Photographing small faint deep sky objects can require tens of thousands of dollars of high quality equipment. Fortunately many DSOs appear quite large in the sky. These don't require the large and heavy equipment needed to achieve a fast focal ratio at high magnification. Here's a first example of what can be done with just a camera and tracker:
An f2 telephoto lens will capture an image 16 times faster than an f8 telescope with a much simpler and lighter kit. These images may require many minutes of exposure, more than is needed for wide field of view nightscape images on a fixed tripod. Adding a motorized star tracker allows you to take the required long exposure images with a telephoto lens. For exposures longer than a couple of minutes, shorter exposures can be stacked in post processing.

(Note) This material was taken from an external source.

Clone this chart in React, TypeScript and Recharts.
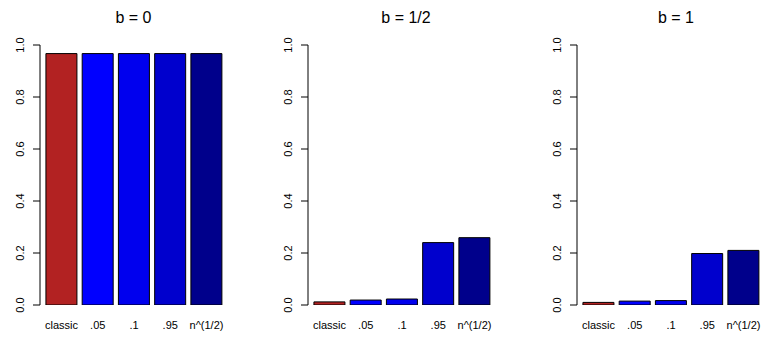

There are lots of choices in assembling a DSO imaging kit for your camera. I'll walk though my working kit, in order to give you an idea of what else may be needed. My working kit cost about $500, dozens of times less than a telescope based kit and much lighter and faster to setup. Here's what my ultra portable setup looks like:
Caution: a long lens can be heavy. Keep all the screwed connections very tight, except for the one you are adjusting. It is easy for the camera mount or some other adjustment to loosen. At a minimum, you loose your framing. Worse, you can easily damage your equipment when it swings loose.
A tracking mount also adds new dimensions to your wide field of view nightscape images. You can stack images for to improve image quality or to capture extended events like the Perseid meteor shower.
Tracking can also add interest to time lapse images. The tracker was set to pan horizontally in this Milky Way Rising over Big Bend:
My kit shown assembled above easily fits in a small backpack (with the tripod strapped outside). This makes it easy to hike or bike to a dark spot with just the right view. Remember that the images you capture are just the start. Captured images need to be selected, aligned, stacked, stretched, poked and prodded to produce satisfying final images.
I was amazed by the images I was able to take with this small kit. It can be hard to believe that these images were not taken with a large telescope. Amazing sights are right above our heads, just a bit too dim for our eyes to appreciate without a little help.
You can take amazing astrophotographs with a camera lens and vintage camera lenses can be great values. If you are buying new equipment, telescopes can give better quality for astrophotos than general purpose lenses. General purpose camera lenses must be able to focus over a wide range and allow for a variable aperture. Even a prime lens may contain a dozen simple lense elements internally, while a telescope seldom has more than three or four. Small telescopes with 250 - 400 mm of focal length overlap with camera lenses with similar focal length and may have better performance. For example here is my camera kit beefed up with a counterbalanced declination bracket camera mount for the Vixen Polarie star tracker and a 250 mm telescope. The RedCat 51 telescopoe is designed for astrophotography, but can also be used with a diagonal and eyepiece for visual observation.
How do images taken with the 250mm RedCat APO telescope compare with ones taken with a 300mm Nikkor ED lens? Here is one example.
I like the RedCat telescope image quite a bit, but the heavier telescope requires a counter balanced mount with additional size and weight. The telescope runs about five times the cost of the vintage lens. I use both in different circumstances, but I recommend starting out with a simpler lens based kit.